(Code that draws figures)
#####
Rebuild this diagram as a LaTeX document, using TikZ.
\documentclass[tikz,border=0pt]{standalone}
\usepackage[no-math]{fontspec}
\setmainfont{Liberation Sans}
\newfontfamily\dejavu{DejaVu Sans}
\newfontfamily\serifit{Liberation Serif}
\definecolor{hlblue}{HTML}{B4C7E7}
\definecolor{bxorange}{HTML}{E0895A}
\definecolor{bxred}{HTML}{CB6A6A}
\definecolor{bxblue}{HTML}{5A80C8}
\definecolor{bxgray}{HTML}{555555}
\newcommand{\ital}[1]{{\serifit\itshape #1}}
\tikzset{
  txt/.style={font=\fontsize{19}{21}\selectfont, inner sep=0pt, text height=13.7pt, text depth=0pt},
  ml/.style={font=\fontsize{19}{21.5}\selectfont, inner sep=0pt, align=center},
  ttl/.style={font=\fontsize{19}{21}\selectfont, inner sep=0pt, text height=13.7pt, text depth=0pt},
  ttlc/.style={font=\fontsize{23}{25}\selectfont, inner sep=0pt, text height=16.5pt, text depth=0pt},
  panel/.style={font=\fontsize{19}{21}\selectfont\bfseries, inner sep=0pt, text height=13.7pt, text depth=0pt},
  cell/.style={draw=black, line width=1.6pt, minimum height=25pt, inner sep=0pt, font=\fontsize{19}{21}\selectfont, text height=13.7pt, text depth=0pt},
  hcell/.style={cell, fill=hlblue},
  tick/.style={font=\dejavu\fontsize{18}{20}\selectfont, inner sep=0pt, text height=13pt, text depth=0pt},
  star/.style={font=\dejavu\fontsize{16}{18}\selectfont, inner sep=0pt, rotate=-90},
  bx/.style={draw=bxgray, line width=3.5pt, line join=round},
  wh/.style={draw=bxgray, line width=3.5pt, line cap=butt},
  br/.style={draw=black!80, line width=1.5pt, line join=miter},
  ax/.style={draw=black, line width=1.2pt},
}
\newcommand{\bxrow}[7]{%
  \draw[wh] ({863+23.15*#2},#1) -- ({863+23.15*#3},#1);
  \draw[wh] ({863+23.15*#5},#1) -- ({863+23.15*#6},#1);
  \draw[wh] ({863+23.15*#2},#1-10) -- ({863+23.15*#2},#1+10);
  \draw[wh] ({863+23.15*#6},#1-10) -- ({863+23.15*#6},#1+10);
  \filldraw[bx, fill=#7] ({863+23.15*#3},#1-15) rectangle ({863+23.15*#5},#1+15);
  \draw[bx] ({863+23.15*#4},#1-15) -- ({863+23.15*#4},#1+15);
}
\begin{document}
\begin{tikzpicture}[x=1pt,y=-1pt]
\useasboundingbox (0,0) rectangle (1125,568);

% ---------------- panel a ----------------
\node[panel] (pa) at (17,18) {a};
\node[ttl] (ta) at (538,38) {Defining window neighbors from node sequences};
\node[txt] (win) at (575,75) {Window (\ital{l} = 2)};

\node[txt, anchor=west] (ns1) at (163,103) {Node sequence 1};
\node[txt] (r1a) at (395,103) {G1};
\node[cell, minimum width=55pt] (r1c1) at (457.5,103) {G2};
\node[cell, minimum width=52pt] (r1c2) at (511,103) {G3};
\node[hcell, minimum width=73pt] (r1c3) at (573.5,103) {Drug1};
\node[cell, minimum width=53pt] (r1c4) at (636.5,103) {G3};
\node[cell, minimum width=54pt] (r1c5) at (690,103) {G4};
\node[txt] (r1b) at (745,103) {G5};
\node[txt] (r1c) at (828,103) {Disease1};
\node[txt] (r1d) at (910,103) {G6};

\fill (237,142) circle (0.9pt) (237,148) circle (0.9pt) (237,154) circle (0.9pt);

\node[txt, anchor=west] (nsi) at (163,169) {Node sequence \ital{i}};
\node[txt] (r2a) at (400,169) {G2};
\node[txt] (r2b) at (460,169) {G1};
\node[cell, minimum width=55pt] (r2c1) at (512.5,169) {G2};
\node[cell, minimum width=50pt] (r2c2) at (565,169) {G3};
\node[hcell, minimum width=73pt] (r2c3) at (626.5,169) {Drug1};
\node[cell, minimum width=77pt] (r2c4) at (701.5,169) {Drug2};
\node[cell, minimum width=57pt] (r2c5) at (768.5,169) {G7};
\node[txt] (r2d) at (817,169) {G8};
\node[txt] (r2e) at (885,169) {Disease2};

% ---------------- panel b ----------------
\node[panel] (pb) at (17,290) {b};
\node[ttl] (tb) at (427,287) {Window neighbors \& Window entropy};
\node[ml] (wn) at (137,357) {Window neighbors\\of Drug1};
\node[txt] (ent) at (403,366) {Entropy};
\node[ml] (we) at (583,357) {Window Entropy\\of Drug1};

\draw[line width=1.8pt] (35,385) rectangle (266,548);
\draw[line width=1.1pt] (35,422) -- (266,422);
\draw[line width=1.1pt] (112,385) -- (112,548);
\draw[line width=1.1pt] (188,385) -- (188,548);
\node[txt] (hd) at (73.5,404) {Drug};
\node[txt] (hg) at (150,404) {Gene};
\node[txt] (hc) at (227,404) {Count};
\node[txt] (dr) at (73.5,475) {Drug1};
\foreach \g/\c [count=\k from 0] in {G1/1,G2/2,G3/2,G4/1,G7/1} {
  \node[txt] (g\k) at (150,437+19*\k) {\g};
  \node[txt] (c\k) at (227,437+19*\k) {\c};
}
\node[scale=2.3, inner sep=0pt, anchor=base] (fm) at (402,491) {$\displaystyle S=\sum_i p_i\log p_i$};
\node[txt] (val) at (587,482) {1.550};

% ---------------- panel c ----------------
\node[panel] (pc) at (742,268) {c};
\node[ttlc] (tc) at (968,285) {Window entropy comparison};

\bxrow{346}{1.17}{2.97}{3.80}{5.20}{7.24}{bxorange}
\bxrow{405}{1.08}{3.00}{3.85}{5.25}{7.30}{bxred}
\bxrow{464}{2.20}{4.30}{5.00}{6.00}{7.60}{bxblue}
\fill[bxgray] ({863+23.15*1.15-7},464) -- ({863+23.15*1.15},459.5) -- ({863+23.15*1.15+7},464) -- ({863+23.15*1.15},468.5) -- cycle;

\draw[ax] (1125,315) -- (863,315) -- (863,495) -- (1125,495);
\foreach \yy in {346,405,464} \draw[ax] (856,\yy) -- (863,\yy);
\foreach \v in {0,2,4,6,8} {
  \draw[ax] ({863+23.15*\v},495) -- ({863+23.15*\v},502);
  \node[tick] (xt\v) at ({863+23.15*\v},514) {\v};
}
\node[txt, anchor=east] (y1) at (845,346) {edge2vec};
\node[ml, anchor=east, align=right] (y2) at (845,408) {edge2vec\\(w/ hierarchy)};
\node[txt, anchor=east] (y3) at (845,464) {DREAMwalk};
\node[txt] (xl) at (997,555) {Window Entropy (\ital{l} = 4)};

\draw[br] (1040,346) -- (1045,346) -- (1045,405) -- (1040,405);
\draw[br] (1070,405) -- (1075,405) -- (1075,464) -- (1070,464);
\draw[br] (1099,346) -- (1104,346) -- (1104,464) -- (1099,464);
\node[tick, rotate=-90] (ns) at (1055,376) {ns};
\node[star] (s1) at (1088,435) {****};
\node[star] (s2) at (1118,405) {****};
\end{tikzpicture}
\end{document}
#####
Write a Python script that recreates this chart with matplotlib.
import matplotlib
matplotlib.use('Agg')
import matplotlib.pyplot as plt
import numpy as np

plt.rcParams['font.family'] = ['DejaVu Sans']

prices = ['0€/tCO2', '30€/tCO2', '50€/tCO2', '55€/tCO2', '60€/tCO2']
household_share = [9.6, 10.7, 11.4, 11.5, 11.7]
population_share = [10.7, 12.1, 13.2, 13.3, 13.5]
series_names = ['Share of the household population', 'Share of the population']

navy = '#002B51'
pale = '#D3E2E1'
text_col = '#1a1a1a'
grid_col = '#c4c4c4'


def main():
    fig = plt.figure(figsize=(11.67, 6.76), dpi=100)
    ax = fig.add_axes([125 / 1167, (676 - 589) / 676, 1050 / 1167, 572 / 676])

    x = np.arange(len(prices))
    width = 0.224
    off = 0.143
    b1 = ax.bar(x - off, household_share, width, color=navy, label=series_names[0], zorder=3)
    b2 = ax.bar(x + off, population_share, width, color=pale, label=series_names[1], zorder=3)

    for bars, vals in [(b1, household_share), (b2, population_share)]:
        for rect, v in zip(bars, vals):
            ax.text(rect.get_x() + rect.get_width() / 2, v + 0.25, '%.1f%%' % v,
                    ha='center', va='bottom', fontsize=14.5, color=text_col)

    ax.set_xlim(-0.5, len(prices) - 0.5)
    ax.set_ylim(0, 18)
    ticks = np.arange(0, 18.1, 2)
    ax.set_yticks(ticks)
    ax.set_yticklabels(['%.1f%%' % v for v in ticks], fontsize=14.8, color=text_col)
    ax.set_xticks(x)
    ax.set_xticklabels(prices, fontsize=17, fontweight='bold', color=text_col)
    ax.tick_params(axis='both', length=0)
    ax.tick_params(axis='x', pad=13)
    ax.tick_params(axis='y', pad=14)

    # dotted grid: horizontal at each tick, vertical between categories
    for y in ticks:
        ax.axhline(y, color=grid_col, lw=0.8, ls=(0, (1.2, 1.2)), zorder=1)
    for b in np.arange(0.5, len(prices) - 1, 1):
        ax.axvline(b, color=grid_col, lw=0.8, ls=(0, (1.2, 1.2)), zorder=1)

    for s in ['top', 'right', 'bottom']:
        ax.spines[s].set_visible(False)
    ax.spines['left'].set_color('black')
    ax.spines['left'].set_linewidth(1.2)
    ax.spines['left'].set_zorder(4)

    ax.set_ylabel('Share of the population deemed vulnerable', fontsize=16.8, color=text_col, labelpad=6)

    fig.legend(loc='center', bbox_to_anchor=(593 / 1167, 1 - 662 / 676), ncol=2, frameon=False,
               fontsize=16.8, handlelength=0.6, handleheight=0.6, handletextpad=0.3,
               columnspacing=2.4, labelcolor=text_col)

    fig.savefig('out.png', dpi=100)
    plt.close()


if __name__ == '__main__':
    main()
#####
- [Work to be completed]:
Start with the line that contains "Rebuild this diagram" and end with the line that contains "(0,0) rectangle (1125,568);"; give those lines again exactly, and no others.

- [Answer to the task]:
Rebuild this diagram as a LaTeX document, using TikZ.
\documentclass[tikz,border=0pt]{standalone}
\usepackage[no-math]{fontspec}
\setmainfont{Liberation Sans}
\newfontfamily\dejavu{DejaVu Sans}
\newfontfamily\serifit{Liberation Serif}
\definecolor{hlblue}{HTML}{B4C7E7}
\definecolor{bxorange}{HTML}{E0895A}
\definecolor{bxred}{HTML}{CB6A6A}
\definecolor{bxblue}{HTML}{5A80C8}
\definecolor{bxgray}{HTML}{555555}
\newcommand{\ital}[1]{{\serifit\itshape #1}}
\tikzset{
  txt/.style={font=\fontsize{19}{21}\selectfont, inner sep=0pt, text height=13.7pt, text depth=0pt},
  ml/.style={font=\fontsize{19}{21.5}\selectfont, inner sep=0pt, align=center},
  ttl/.style={font=\fontsize{19}{21}\selectfont, inner sep=0pt, text height=13.7pt, text depth=0pt},
  ttlc/.style={font=\fontsize{23}{25}\selectfont, inner sep=0pt, text height=16.5pt, text depth=0pt},
  panel/.style={font=\fontsize{19}{21}\selectfont\bfseries, inner sep=0pt, text height=13.7pt, text depth=0pt},
  cell/.style={draw=black, line width=1.6pt, minimum height=25pt, inner sep=0pt, font=\fontsize{19}{21}\selectfont, text height=13.7pt, text depth=0pt},
  hcell/.style={cell, fill=hlblue},
  tick/.style={font=\dejavu\fontsize{18}{20}\selectfont, inner sep=0pt, text height=13pt, text depth=0pt},
  star/.style={font=\dejavu\fontsize{16}{18}\selectfont, inner sep=0pt, rotate=-90},
  bx/.style={draw=bxgray, line width=3.5pt, line join=round},
  wh/.style={draw=bxgray, line width=3.5pt, line cap=butt},
  br/.style={draw=black!80, line width=1.5pt, line join=miter},
  ax/.style={draw=black, line width=1.2pt},
}
\newcommand{\bxrow}[7]{%
  \draw[wh] ({863+23.15*#2},#1) -- ({863+23.15*#3},#1);
  \draw[wh] ({863+23.15*#5},#1) -- ({863+23.15*#6},#1);
  \draw[wh] ({863+23.15*#2},#1-10) -- ({863+23.15*#2},#1+10);
  \draw[wh] ({863+23.15*#6},#1-10) -- ({863+23.15*#6},#1+10);
  \filldraw[bx, fill=#7] ({863+23.15*#3},#1-15) rectangle ({863+23.15*#5},#1+15);
  \draw[bx] ({863+23.15*#4},#1-15) -- ({863+23.15*#4},#1+15);
}
\begin{document}
\begin{tikzpicture}[x=1pt,y=-1pt]
\useasboundingbox (0,0) rectangle (1125,568);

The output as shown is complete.